Puis, si on ne sait trouver de réponses à ces interrogations, on peut à tout le moins compter sur le soutien des équipes. « Les pédiatres, nous sommes les chefs d’orchestre, mais les infirmières sont le centre de la néonatologie. Elles vont être nos yeux et nos oreilles.
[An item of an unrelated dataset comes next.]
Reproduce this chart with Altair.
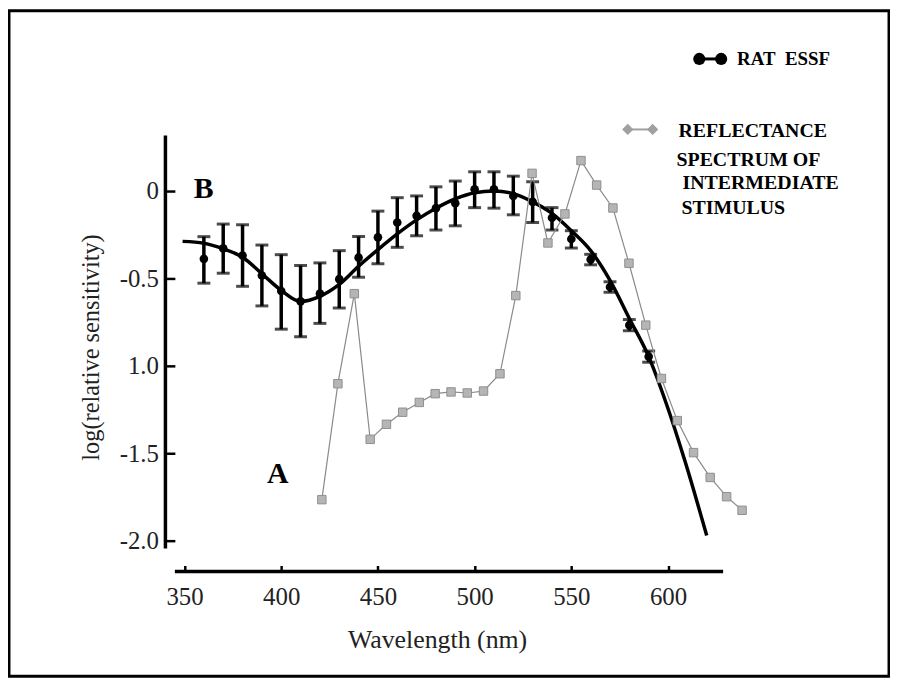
import altair as alt
import pandas as pd

# ---- data ----
ess_wl = [360, 370, 380, 390, 400, 410, 420, 430, 440, 450, 460, 470,
          480, 490, 500, 510, 520, 530, 540, 550, 560, 570, 580, 590]
ess_val = [-0.388, -0.328, -0.369, -0.483, -0.572, -0.631, -0.587, -0.504,
           -0.381, -0.265, -0.180, -0.142, -0.098, -0.070, 0.010, 0.010,
           -0.028, -0.062, -0.153, -0.274, -0.392, -0.549, -0.767, -0.947]
ess_hi = [-0.261, -0.189, -0.193, -0.309, -0.364, -0.426, -0.411, -0.341,
          -0.260, -0.115, -0.038, -0.028, 0.024, 0.057, 0.110, 0.110,
          0.085, 0.053, -0.095, -0.227, -0.362, -0.519, -0.735, -0.915]
ess_lo = [-0.527, -0.470, -0.545, -0.657, -0.790, -0.834, -0.757, -0.669,
          -0.493, -0.416, -0.322, -0.256, -0.223, -0.199, -0.095, -0.098,
          -0.136, -0.180, -0.223, -0.326, -0.422, -0.579, -0.799, -0.979]

curve_wl = [349, 360, 370, 380, 390, 400, 410, 420, 430, 440, 450, 460, 470,
            480, 490, 500, 510, 520, 530, 540, 550, 560, 570, 580, 590, 599,
            609, 620]
curve_val = [-0.288, -0.299, -0.331, -0.379, -0.473, -0.568, -0.631, -0.602,
             -0.534, -0.430, -0.335, -0.245, -0.165, -0.098, -0.045, -0.010,
             0.000, -0.015, -0.062, -0.128, -0.227, -0.341, -0.511, -0.729,
             -0.947, -1.212, -1.553, -1.970]

refl_wl = [421.0, 429.3, 437.8, 446.0, 454.4, 462.8, 471.4, 479.6, 487.8,
           496.2, 504.6, 513.1, 521.3, 529.7, 537.9, 546.7, 555.0, 563.1,
           571.5, 579.8, 588.5, 596.6, 604.8, 613.2, 621.8, 630.3, 638.3]
refl_val = [-1.765, -1.102, -0.587, -1.420, -1.334, -1.265, -1.209, -1.159,
            -1.149, -1.155, -1.144, -1.045, -0.598, 0.101, -0.297, -0.131,
            0.174, 0.034, -0.097, -0.413, -0.767, -1.072, -1.313, -1.496,
            -1.638, -1.748, -1.826]

x_ticks = [350, 400, 450, 500, 550, 600]
y_ticks = [0, -0.5, -1.0, -1.5, -2.0]

FONT = "Liberation Serif"
W, H = 552, 416

ess = pd.DataFrame({"wl": ess_wl, "val": ess_val, "hi": ess_hi, "lo": ess_lo})
curve = pd.DataFrame({"wl": curve_wl, "val": curve_val})
refl = pd.DataFrame({"wl": refl_wl, "val": refl_val, "i": list(range(len(refl_wl)))})
one = pd.DataFrame({"k": [0]})

xscale = alt.Scale(domain=[345, 628.5], nice=False, zero=False)
yscale = alt.Scale(domain=[-2.045, 0.318], nice=False, zero=False)

x_axis = alt.Axis(values=x_ticks, format="d", title="Wavelength (nm)",
                  offset=17, tickSize=6, labelPadding=13,
                  titleX=264, titleY=83, titleBaseline="alphabetic",
                  titleFontSize=26)
y_axis = alt.Axis(values=y_ticks,
                  labelExpr="datum.value == 0 ? '0' : (datum.value == -1 ? '1.0' : '-' + format(abs(datum.value), '.1f'))",
                  title="log(relative sensitivity)", tickSize=9.5, labelPadding=7,
                  titleX=-84, titleY=213, titleBaseline="middle",
                  titleFontSize=24.5)


def X():
    return alt.X("wl:Q", scale=xscale, axis=x_axis)


def Y(field):
    return alt.Y(f"{field}:Q", scale=yscale, axis=y_axis)


fit = alt.Chart(curve).mark_line(color="black", strokeWidth=3.5,
                                 interpolate="monotone").encode(x=X(), y=Y("val"))

bars = alt.Chart(ess).mark_rule(color="black", strokeWidth=3.5).encode(
    x=X(), y=Y("hi"), y2="lo:Q")
cap_hi = alt.Chart(ess).mark_tick(color="black", thickness=3, size=13,
                                  orient="horizontal").encode(x=X(), y=Y("hi"))
cap_lo = alt.Chart(ess).mark_tick(color="black", thickness=3, size=13,
                                  orient="horizontal").encode(x=X(), y=Y("lo"))
dots = alt.Chart(ess).mark_point(filled=True, shape="circle", size=75,
                                 color="black", opacity=1).encode(x=X(), y=Y("val"))

refl_line = alt.Chart(refl).mark_line(color="#8a8a8a", strokeWidth=1.2).encode(
    x=X(), y=Y("val"), order="i:Q")
refl_pts = alt.Chart(refl).mark_point(shape="square", filled=True, fill="#b5b5b5",
                                      stroke="#8f8f8f", strokeWidth=1, size=72,
                                      opacity=1).encode(x=X(), y=Y("val"))

# axis lines (detached from the plot area like the original)
yline = alt.Chart(one).mark_rule(color="black", strokeWidth=3.5).encode(
    x=alt.value(-9.5), y=alt.value(0), y2=alt.value(H))
xline = alt.Chart(one).mark_rule(color="black", strokeWidth=3.5).encode(
    x=alt.value(0), x2=alt.value(W), y=alt.value(439))

border = alt.Chart(one).mark_rect(fillOpacity=0, stroke="black", strokeWidth=3).encode(
    x=alt.value(-167), x2=alt.value(719), y=alt.value(-125.5), y2=alt.value(544.5))


def label(txt, x, y, size=20, align="left"):
    return alt.Chart(one).mark_text(font=FONT, fontSize=size, fontWeight="bold",
                                    color="black", align=align,
                                    baseline="alphabetic").encode(
        x=alt.value(x), y=alt.value(y), text=alt.value(txt))


lab_B = label("B", 29, 62.7, size=30, align="center")
lab_A = label("A", 103.5, 350, size=30, align="center")

# legend
leg_line1 = alt.Chart(one).mark_rule(color="black", strokeWidth=3).encode(
    x=alt.value(528), x2=alt.value(550), y=alt.value(-77))
leg_c1 = alt.Chart(one).mark_point(filled=True, shape="circle", size=150,
                                   color="black", opacity=1).encode(
    x=alt.value(528), y=alt.value(-77))
leg_c2 = alt.Chart(one).mark_point(filled=True, shape="circle", size=150,
                                   color="black", opacity=1).encode(
    x=alt.value(550), y=alt.value(-77))
leg_t1 = label("RAT\u00a0 ESSF", 566, -71, size=19)

leg_line2 = alt.Chart(one).mark_rule(color="#a0a0a0", strokeWidth=2).encode(
    x=alt.value(456), x2=alt.value(481), y=alt.value(-6))
leg_d1 = alt.Chart(one).mark_point(filled=True, shape="diamond", size=130,
                                   color="#a0a0a0", opacity=1).encode(
    x=alt.value(456), y=alt.value(-6))
leg_d2 = alt.Chart(one).mark_point(filled=True, shape="diamond", size=130,
                                   color="#a0a0a0", opacity=1).encode(
    x=alt.value(481), y=alt.value(-6))
leg_t2 = label("REFLECTANCE", 507, 2)
leg_t3 = label("SPECTRUM OF", 505, 31)
leg_t4 = label("INTERMEDIATE", 511, 54.3)
leg_t5 = label("STIMULUS", 510, 79.3)

chart = alt.layer(
    fit, bars, cap_hi, cap_lo, dots, refl_line, refl_pts,
    yline, xline, border, lab_B, lab_A,
    leg_line1, leg_c1, leg_c2, leg_t1, leg_line2, leg_d1, leg_d2,
    leg_t2, leg_t3, leg_t4, leg_t5,
).properties(
    width=W, height=H,
    padding={"left": 168, "top": 126, "right": 168, "bottom": 130},
    autosize=alt.AutoSizeParams(type="none"),
    background="white",
).configure_view(strokeWidth=0).configure_axis(
    grid=False, domain=False, tickColor="black", tickWidth=2.5,
    labelFont=FONT, labelFontSize=25, labelColor="#222",
    titleFont=FONT, titleFontWeight="normal", titleColor="#222",
)

chart.save("out.html", embed_options={"renderer": "svg", "actions": False})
Ce sont elles qui sont avec les bébés le plus souvent, qui vont être en contact avec les parents et les écouter quand ils en ont besoin. » Docteur St-Hilaire est catégorique : « Le personnel infirmier est essentiel; sans eux, on ne serait jamais capable de faire grandir les nouveau-nés ».
Quelques chiffres
- L’année dernière, quelque 280 bébés ont été admis en néonatologie à l'hôpital Pierre-Le Gardeur, soit environ 10 % des nouveau-nés.
- Parmi eux se trouvaient 161 bébés prématurés, incluant les transferts et les nouveau-nés décédés après la naissance ayant présenté un signe de vie.
- En 2023-2024, on comptabilisait 8 décès de nouveau-nés après leur naissance.
- À l'échelle de la province, selon Préma-Québec, environ 6000 bébés naissent chaque année avant leur terme; ce qui représente plus ou moins 8 % des naissances.
- À l’hôpital Pierre-Le Gardeur, la durée de séjour moyenne des prématurés moyens est de 7,9 jours.
- De manière générale, les bébés sont en mesure de rentrer à la maison entre la 36e et la 38e semaine de gestation.